= INFORMATION SHOWN =
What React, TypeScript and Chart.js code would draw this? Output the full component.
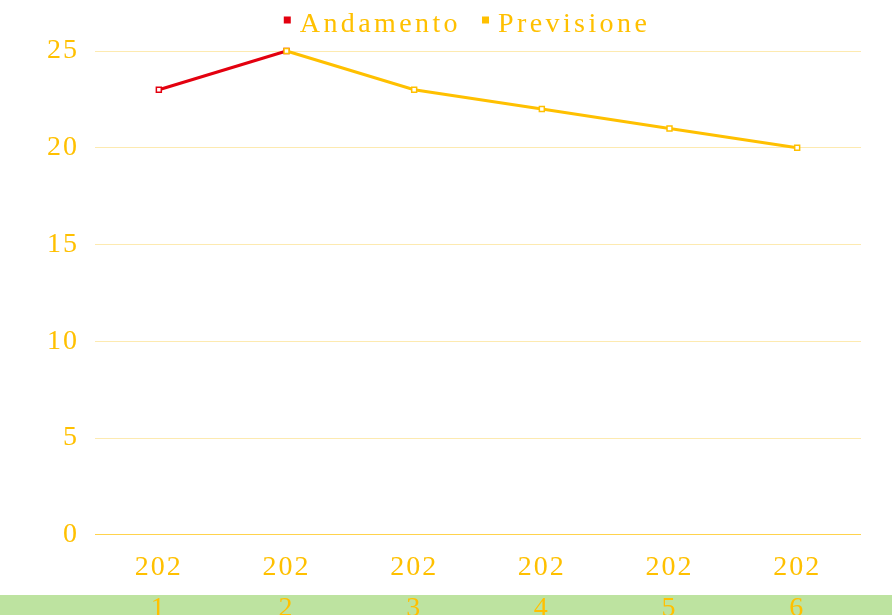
import React, { useEffect, useRef } from "react";
import { Chart, registerables } from "chart.js";

Chart.register(...registerables);

const categories = ["2021", "2022", "2023", "2024", "2025", "2026"];
const andamento = [23, 25, null, null, null, null];
const previsione = [null, 25, 23, 22, 21, 20];
const yTicks = [0, 5, 10, 15, 20, 25];

const RED = "#e3000f";
const GOLD = "#ffc000";
const FONT = "'Liberation Serif', 'Times New Roman', serif";

const spacingPlugin = {
  id: "letterSpacingPlugin",
  beforeUpdate(chart: any) {
    chart.ctx.letterSpacing = "2px";
  },
  beforeLayout(chart: any) {
    chart.ctx.letterSpacing = "2px";
  },
  beforeDraw(chart: any) {
    chart.ctx.letterSpacing = "2px";
  },
};

const legendPlugin = {
  id: "customLegend",
  afterDraw(chart: any) {
    const ctx = chart.ctx;
    ctx.save();
    ctx.letterSpacing = "3.4px";
    ctx.font = `28px ${FONT}`;
    ctx.textBaseline = "alphabetic";
    ctx.textAlign = "left";
    const items = chart.data.datasets.map((d: any) => ({ label: d.label, color: d.borderColor }));
    const box = 7;
    const gapBT = 9;
    const gapItem = 21;
    const widths = items.map((it: any) => box + gapBT + ctx.measureText(it.label).width);
    const total = widths.reduce((a: number, b: number) => a + b, 0) + gapItem * (items.length - 1);
    let x = 467 - total / 2;
    items.forEach((it: any, i: number) => {
      ctx.fillStyle = it.color;
      ctx.fillRect(x, 16.5, box, 7);
      ctx.fillStyle = GOLD;
      ctx.fillText(it.label, x + box + gapBT, 32);
      x += widths[i] + gapItem;
    });
    ctx.restore();
  },
};

export default function App() {
  const ref = useRef<HTMLCanvasElement | null>(null);

  useEffect(() => {
    if (!ref.current) return;
    const chart = new Chart(ref.current, {
      type: "line",
      data: {
        labels: categories,
        datasets: [
          {
            label: "Andamento",
            data: andamento,
            order: 1,
            clip: false,
            borderColor: RED,
            backgroundColor: RED,
            borderWidth: 3,
            pointStyle: "rect",
            pointRadius: 3.5,
            pointBorderWidth: 1.5,
            pointBackgroundColor: "#ffffff",
            pointBorderColor: RED,
            spanGaps: false,
          },
          {
            label: "Previsione",
            data: previsione,
            order: 0,
            clip: false,
            borderColor: GOLD,
            backgroundColor: GOLD,
            borderWidth: 3,
            pointStyle: "rect",
            pointRadius: 3.5,
            pointBorderWidth: 1.5,
            pointBackgroundColor: "#ffffff",
            pointBorderColor: GOLD,
            spanGaps: false,
          },
        ],
      },
      options: {
        animation: false,
        responsive: true,
        maintainAspectRatio: false,
        layout: { padding: { left: 31, right: 31, top: 51, bottom: 0 } },
        plugins: {
          tooltip: { enabled: false },
          legend: { display: false },
        },
        scales: {
          x: {
            offset: true,
            grid: { display: false, drawTicks: false },
            border: { display: false },
            ticks: {
              color: GOLD,
              padding: 13,
              autoSkip: false,
              maxRotation: 0,
              font: { family: FONT, size: 28, lineHeight: 1.45 },
              callback: (_v: any, i: number) => {
                const s = categories[i];
                return [s.slice(0, 3), s.slice(3)];
              },
            },
          },
          y: {
            min: 0,
            max: 25,
            afterBuildTicks: (axis: any) => {
              axis.ticks = yTicks.map((v) => ({ value: v }));
            },
            grid: {
              drawTicks: false,
              color: (ctx: any) => (ctx.index === 0 ? "#ffd34d" : "#fdeab0"),
              lineWidth: 1,
            },
            border: { display: false },
            ticks: {
              color: GOLD,
              padding: 16,
              font: { family: FONT, size: 28 },
            },
          },
        },
      },
      plugins: [spacingPlugin, legendPlugin],
    });
    return () => chart.destroy();
  }, []);

  return (
    <div style={{ position: "fixed", inset: 0, overflow: "hidden", background: "#bde3a0" }}>
      <div style={{ position: "absolute", left: 0, top: 0, width: "100%", height: 595, background: "#ffffff" }} />
      <div style={{ position: "absolute", left: 0, top: 0, width: 892, height: 642 }}>
        <canvas ref={ref} />
      </div>
    </div>
  );
}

= WHAT THIS TASK INVOLVES =
Give back exactly the lines from the first line of the data through the line with "const yTicks = [0, 5, 10, 15, 20, 25];", pictures excluded.

= EXPECTED OUTPUT =
What React, TypeScript and Chart.js code would draw this? Output the full component.
import React, { useEffect, useRef } from "react";
import { Chart, registerables } from "chart.js";

Chart.register(...registerables);

const categories = ["2021", "2022", "2023", "2024", "2025", "2026"];
const andamento = [23, 25, null, null, null, null];
const previsione = [null, 25, 23, 22, 21, 20];
const yTicks = [0, 5, 10, 15, 20, 25];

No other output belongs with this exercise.